The Company maintains credit facilities with JPMorgan Chase Bank, N.A. (“Chase”), whereby Chase provides (i) a $15,000,000 revolving credit facility (“Revolver”), (ii) a $10,000,000 Term Loan (the “Term Loan”), and (iii) a $1,000,000 Mortgage Loan (the “Mortgage Loan” and, together with the Revolver and the Term Loan, the “Credit Facilities”) in respect of certain property located in Ann Arbor, Michigan.

The maturity of the Revolver is March 11, 2021. The Revolver maintains an interest rate on a scale ranging from LIBOR plus 1.75% up to LIBOR plus 3.00%. The effective interest rate for the revolver at March 31, 2017 was 4.25%.  The balance at March 31, 2017 and December 31, 2016 was $5.8 million and $3.0 million, respectively.

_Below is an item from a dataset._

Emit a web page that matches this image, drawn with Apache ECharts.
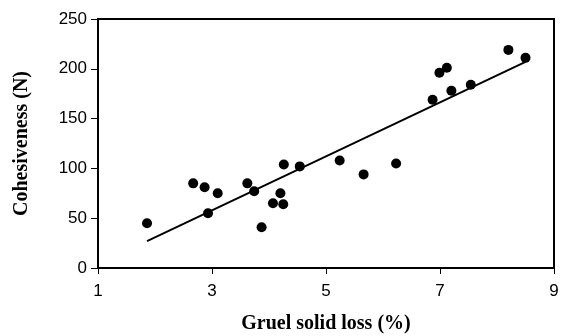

The maturity of the Term Loan is March 11, 2021. The Term Loan maintains an interest rate on a scale ranging from LIBOR plus 2.0% up to LIBOR plus 3.25%. The repayment of the Term Loan consists of 60 consecutive monthly payments of principal plus accrued interest based on annual principal reductions of 10% during the first year, 20% during the second through fourth years, and 30% during the fifth year. The effective interest rate for the Term Loan at March 31, 2017 was 4.5%.  The balance at March 31, 2017 and December 31, 2016 was $9.1 million and $9.3 million, respectively.

The maturity of the Mortgage Loan is March 11, 2021 and maintains an interest rate on a scale identical to the Term Loan. The monthly payments on the Mortgage Loan are $5,555 in principal plus accrued interest, with a balloon payment due at the end of month 60. The effective interest rate for the Mortgage Loan at March 31, 2017 was 4.5%.  The balance at March 31, 2017 and December 31, 2016 was $950,000 and $967,000, respectively.

The Credit Facilities maintain certain reporting requirements, conditions precedent, affirmative covenants and financial covenants. The Company is required to maintain certain financial covenants that include a Maximum Debt to EBITDA ratio of 3.00 to 1.00 and a Minimum Fixed Charge Coverage Ratio of 1.20 to 1.00. The Company was in compliance with its covenants at March 31, 2017.

The Credit Facilities are secured by the Company’s assets and the assets of the Company’s domestic subsidiaries.